Yes, there aren’t any actual nodata pixels in that data anyway. My interest in trying Doug’s actual data file is that when I use a finite nodata value in the file metadata, I still only get incomplete output using 3.14.0 but complete output using 3.12.1. If I observe the same thing using the exact data file that worked for you, then this makes me wonder if the workbench does any preprocessing (I don’t use the workbench) or if some different version of an underlying library is doing something different.

The workbench makes a subprocess call to the packaged InVEST binaries for the entire model job … there is no preprocessing that’s done during model execution. So the most likely scenario here is that there’s a difference in an underlying library.

@dcdenu4 could you link to the DEM when you get a chance?

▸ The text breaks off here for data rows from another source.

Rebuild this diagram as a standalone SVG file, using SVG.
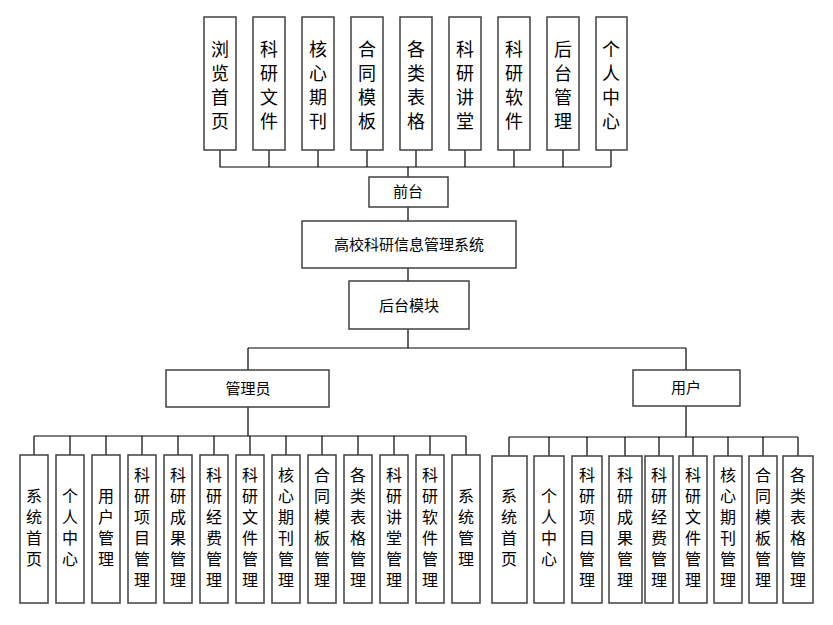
<svg xmlns="http://www.w3.org/2000/svg" width="833" height="625" viewBox="0 0 833 625">
<style>
rect{fill:#fff;stroke:#404040;stroke-width:1.5}
.c path{fill:none;stroke:#000;stroke-width:1.2}
text{font-family:"Noto Sans CJK SC","Liberation Sans",sans-serif;fill:#000;text-anchor:middle}
.t text{font-size:18px}
.b text{font-size:16px}
.m{font-size:15px}
</style>
<rect x="0" y="0" width="833" height="625" style="fill:#fff;stroke:none"/>
<g class="c">
<path d="M220 150V167H611M269 150V167M318 150V167M367 150V167M416 150V167M465 150V167M514 150V167M563 150V167M611 150V167M408 167V177M408 207V221M408 268V281M408 329V348M248 348H686M248 348V370M686 348V370"/>
<path d="M248 407V436M34 436H466M34 436V455M70 436V455M106 436V455M142 436V455M178 436V455M214 436V455M250 436V455M286 436V455M322 436V455M358 436V455M394 436V455M430 436V455M466 436V455"/>
<path d="M686 406V437M509 437H798M509 437V456M549 437V456M587 437V456M625 437V456M659 437V456M693 437V456M728 437V456M763 437V456M798 437V456"/>
</g>
<g class="t">
<g id="n1"><rect x="204" y="17" width="32" height="133"/><text x="220" y="56">浏</text><text x="220" y="80">览</text><text x="220" y="104">首</text><text x="220" y="128">页</text></g>
<g id="n2"><rect x="253" y="17" width="32" height="133"/><text x="269" y="56">科</text><text x="269" y="80">研</text><text x="269" y="104">文</text><text x="269" y="128">件</text></g>
<g id="n3"><rect x="302" y="17" width="32" height="133"/><text x="318" y="56">核</text><text x="318" y="80">心</text><text x="318" y="104">期</text><text x="318" y="128">刊</text></g>
<g id="n4"><rect x="351" y="17" width="32" height="133"/><text x="367" y="56">合</text><text x="367" y="80">同</text><text x="367" y="104">模</text><text x="367" y="128">板</text></g>
<g id="n5"><rect x="400" y="17" width="32" height="133"/><text x="416" y="56">各</text><text x="416" y="80">类</text><text x="416" y="104">表</text><text x="416" y="128">格</text></g>
<g id="n6"><rect x="449" y="17" width="32" height="133"/><text x="465" y="56">科</text><text x="465" y="80">研</text><text x="465" y="104">讲</text><text x="465" y="128">堂</text></g>
<g id="n7"><rect x="498" y="17" width="32" height="133"/><text x="514" y="56">科</text><text x="514" y="80">研</text><text x="514" y="104">软</text><text x="514" y="128">件</text></g>
<g id="n8"><rect x="547" y="17" width="32" height="133"/><text x="563" y="56">后</text><text x="563" y="80">台</text><text x="563" y="104">管</text><text x="563" y="128">理</text></g>
<g id="n9"><rect x="596" y="17" width="31" height="133"/><text x="611" y="56">个</text><text x="611" y="80">人</text><text x="611" y="104">中</text><text x="611" y="128">心</text></g>
</g>
<g id="qt"><rect x="369" y="177" width="79" height="30"/><text class="m" x="408" y="197">前台</text></g>
<g id="sys"><rect x="302" y="221" width="214" height="47"/><text class="m" x="409" y="250">高校科研信息管理系统</text></g>
<g id="ht"><rect x="349" y="281" width="120" height="48"/><text class="m" x="409" y="311">后台模块</text></g>
<g id="adm"><rect x="166" y="370" width="163" height="37"/><text class="m" x="248" y="394">管理员</text></g>
<g id="usr"><rect x="633" y="370" width="107" height="36"/><text class="m" x="686" y="393">用户</text></g>
<g class="b">
<g id="a1"><rect x="20" y="455" width="28" height="148"/><text x="34" y="502">系</text><text x="34" y="523">统</text><text x="34" y="544">首</text><text x="34" y="565">页</text></g>
<g id="a2"><rect x="56" y="455" width="28" height="148"/><text x="70" y="502">个</text><text x="70" y="523">人</text><text x="70" y="544">中</text><text x="70" y="565">心</text></g>
<g id="a3"><rect x="92" y="455" width="28" height="148"/><text x="106" y="502">用</text><text x="106" y="523">户</text><text x="106" y="544">管</text><text x="106" y="565">理</text></g>
<g id="a4"><rect x="128" y="455" width="28" height="148"/><text x="142" y="481">科</text><text x="142" y="502">研</text><text x="142" y="523">项</text><text x="142" y="544">目</text><text x="142" y="565">管</text><text x="142" y="586">理</text></g>
<g id="a5"><rect x="164" y="455" width="28" height="148"/><text x="178" y="481">科</text><text x="178" y="502">研</text><text x="178" y="523">成</text><text x="178" y="544">果</text><text x="178" y="565">管</text><text x="178" y="586">理</text></g>
<g id="a6"><rect x="200" y="455" width="28" height="148"/><text x="214" y="481">科</text><text x="214" y="502">研</text><text x="214" y="523">经</text><text x="214" y="544">费</text><text x="214" y="565">管</text><text x="214" y="586">理</text></g>
<g id="a7"><rect x="236" y="455" width="28" height="148"/><text x="250" y="481">科</text><text x="250" y="502">研</text><text x="250" y="523">文</text><text x="250" y="544">件</text><text x="250" y="565">管</text><text x="250" y="586">理</text></g>
<g id="a8"><rect x="272" y="455" width="28" height="148"/><text x="286" y="481">核</text><text x="286" y="502">心</text><text x="286" y="523">期</text><text x="286" y="544">刊</text><text x="286" y="565">管</text><text x="286" y="586">理</text></g>
<g id="a9"><rect x="308" y="455" width="28" height="148"/><text x="322" y="481">合</text><text x="322" y="502">同</text><text x="322" y="523">模</text><text x="322" y="544">板</text><text x="322" y="565">管</text><text x="322" y="586">理</text></g>
<g id="a10"><rect x="344" y="455" width="28" height="148"/><text x="358" y="481">各</text><text x="358" y="502">类</text><text x="358" y="523">表</text><text x="358" y="544">格</text><text x="358" y="565">管</text><text x="358" y="586">理</text></g>
<g id="a11"><rect x="380" y="455" width="28" height="148"/><text x="394" y="481">科</text><text x="394" y="502">研</text><text x="394" y="523">讲</text><text x="394" y="544">堂</text><text x="394" y="565">管</text><text x="394" y="586">理</text></g>
<g id="a12"><rect x="416" y="455" width="28" height="148"/><text x="430" y="481">科</text><text x="430" y="502">研</text><text x="430" y="523">软</text><text x="430" y="544">件</text><text x="430" y="565">管</text><text x="430" y="586">理</text></g>
<g id="a13"><rect x="452" y="455" width="28" height="148"/><text x="466" y="502">系</text><text x="466" y="523">统</text><text x="466" y="544">管</text><text x="466" y="565">理</text></g>
<g id="u1"><rect x="492" y="456" width="35" height="147"/><text x="509" y="502">系</text><text x="509" y="523">统</text><text x="509" y="544">首</text><text x="509" y="565">页</text></g>
<g id="u2"><rect x="534" y="456" width="30" height="147"/><text x="549" y="502">个</text><text x="549" y="523">人</text><text x="549" y="544">中</text><text x="549" y="565">心</text></g>
<g id="u3"><rect x="572" y="456" width="30" height="147"/><text x="587" y="481">科</text><text x="587" y="502">研</text><text x="587" y="523">项</text><text x="587" y="544">目</text><text x="587" y="565">管</text><text x="587" y="586">理</text></g>
<g id="u4"><rect x="609" y="456" width="33" height="147"/><text x="625" y="481">科</text><text x="625" y="502">研</text><text x="625" y="523">成</text><text x="625" y="544">果</text><text x="625" y="565">管</text><text x="625" y="586">理</text></g>
<g id="u5"><rect x="645" y="456" width="28" height="147"/><text x="659" y="481">科</text><text x="659" y="502">研</text><text x="659" y="523">经</text><text x="659" y="544">费</text><text x="659" y="565">管</text><text x="659" y="586">理</text></g>
<g id="u6"><rect x="679" y="456" width="28" height="147"/><text x="693" y="481">科</text><text x="693" y="502">研</text><text x="693" y="523">文</text><text x="693" y="544">件</text><text x="693" y="565">管</text><text x="693" y="586">理</text></g>
<g id="u7"><rect x="714" y="456" width="28" height="147"/><text x="728" y="481">核</text><text x="728" y="502">心</text><text x="728" y="523">期</text><text x="728" y="544">刊</text><text x="728" y="565">管</text><text x="728" y="586">理</text></g>
<g id="u8"><rect x="749" y="456" width="28" height="147"/><text x="763" y="481">合</text><text x="763" y="502">同</text><text x="763" y="523">模</text><text x="763" y="544">板</text><text x="763" y="565">管</text><text x="763" y="586">理</text></g>
<g id="u9"><rect x="783" y="456" width="30" height="147"/><text x="798" y="481">各</text><text x="798" y="502">类</text><text x="798" y="523">表</text><text x="798" y="544">格</text><text x="798" y="565">管</text><text x="798" y="586">理</text></g>
</g>
</svg>
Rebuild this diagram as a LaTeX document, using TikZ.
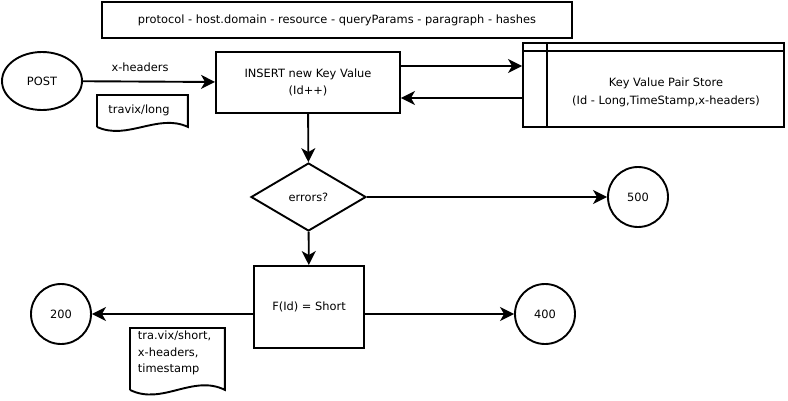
\documentclass[tikz,border=0pt]{standalone}
\usepackage{fontspec}
\setmainfont{DejaVu Sans}
\usetikzlibrary{shapes.geometric, arrows.meta, positioning, calc}

\begin{document}
\begin{tikzpicture}[
    x=1pt, y=-1pt,
    line width=1.9pt,
    every node/.style={font=\fontsize{11.4}{16.5}\selectfont},
    box/.style={rectangle, draw, inner sep=0pt, align=center},
    term/.style={ellipse, draw, inner sep=0pt, minimum width=80pt, minimum height=58pt},
    code/.style={circle, draw, inner sep=0pt, minimum size=60pt},
    cond/.style={diamond, draw, inner sep=0pt, minimum width=115pt, minimum height=68pt},
    note/.style={rectangle, inner sep=0pt, anchor=north west},
    arrow/.style={-{Stealth[length=14pt, width=14pt, inset=4pt]}}
]
    \useasboundingbox (0,0) rectangle (788,400);

    % URL parts
    \node[box, minimum width=470pt, minimum height=36pt] (url) at (337,20) {protocol - host.domain - resource - queryParams - paragraph - hashes};

    % Request side
    \node[term] (post) at (42,81) {POST};
    \node[box, minimum width=184pt, minimum height=61pt] (insert) at (308,82.5) {INSERT new Key Value\\(Id++)};
    \node (xh) at (140,67) {x-headers};

    % Store
    \node[box, minimum width=261pt, minimum height=84pt] (store) at (653.5,85) {};
    \draw ($(store.north west)+(25,0)$) -- ($(store.south west)+(25,0)$);
    \draw ($(store.north west)+(0,9)$) -- ($(store.north east)+(0,9)$);
    \node[align=center, font=\fontsize{11.4}{18}\selectfont] (kv) at (666,92) {Key Value Pair Store\\(Id - Long,TimeStamp,x-headers)};

    % Decision and results
    \node[cond] (errors) at (308.5,197) {errors?};
    \node[code] (c500) at (638,197) {500};
    \node[box, minimum width=110pt, minimum height=82pt] (fshort) at (309,307) {F(Id) = Short};
    \node[code] (c200) at (61,314) {200};
    \node[code] (c400) at (545,314) {400};

    % Documents
    \node[note, minimum width=89pt, minimum height=30pt] (long) at (97,95) {};
    \draw (long.south west) -- (long.north west) -- (long.north east) -- (long.south east)
        .. controls +(-30,-14) and +(30,14) .. (long.south west);
    \node (longtxt) at (139,110) {travix/long};

    \node[note, minimum width=93pt, minimum height=60pt] (short) at (130,328) {};
    \draw (short.south west) -- (short.north west) -- (short.north east) -- (short.south east)
        .. controls +(-32,-16) and +(32,16) .. (short.south west);
    \node[anchor=north west, align=left, inner sep=0pt] (shorttxt) at (137,330) {tra.vix/short,\\x-headers,\\timestamp};

    % Arrows
    \coordinate (kvin) at ($(insert.east)+(0,-16.5)$);
    \coordinate (kvout) at ($(insert.east)+(0,15.5)$);
    \draw[arrow] (post) -- (insert);
    \draw[arrow] (kvin) -- (kvin -| store.west);
    \draw[arrow] (kvout -| store.west) -- (kvout);
    \draw[arrow] (insert) -- (errors);
    \draw[arrow] (errors) -- (c500);
    \draw[arrow] (errors) -- (fshort);
    \draw[arrow] (fshort.west |- c200) -- (c200);
    \draw[arrow] (fshort.east |- c400) -- (c400);

\end{tikzpicture}
\end{document}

@gtmaskall I got the DEM @dcdenu4 was using, which can be downloaded here: filled_colne_dem_defined_nodata.tif - Google Drive


Thanks for providing that, @jdouglass . I confirm I get the same problem when using your DEM as with mine. This is unique to my environment that runs natcap-invest 3.14.0.
As you can see, it’s riddled with missing output in a way that has some association with the elevation data.

I’ll add a full list of packages in this conda environment, but key packages I guess are:

  • python 3.10.12
  • pygeoprocessing 2.4.0
  • gdal 3.6.4
  • libgdal 3.7.0

I can clone the environment and upgrade (or otherwise change the version of) something. Any suggestions?


HI @gtmaskall,

Sorry for “stepping out” on this thread and thanks to James for filling in! This is pretty interesting. Tomorrow I’ll try and set up an environment close to what you shared and see if I can reproduce using the data you shared previously.

Are you capturing the model logging at all or could you capture the stdout and share it? I wonder if there is anything being reported in there that could be useful.

Could you also try downloading the InVEST Workbench and confirming your data does run okay there too?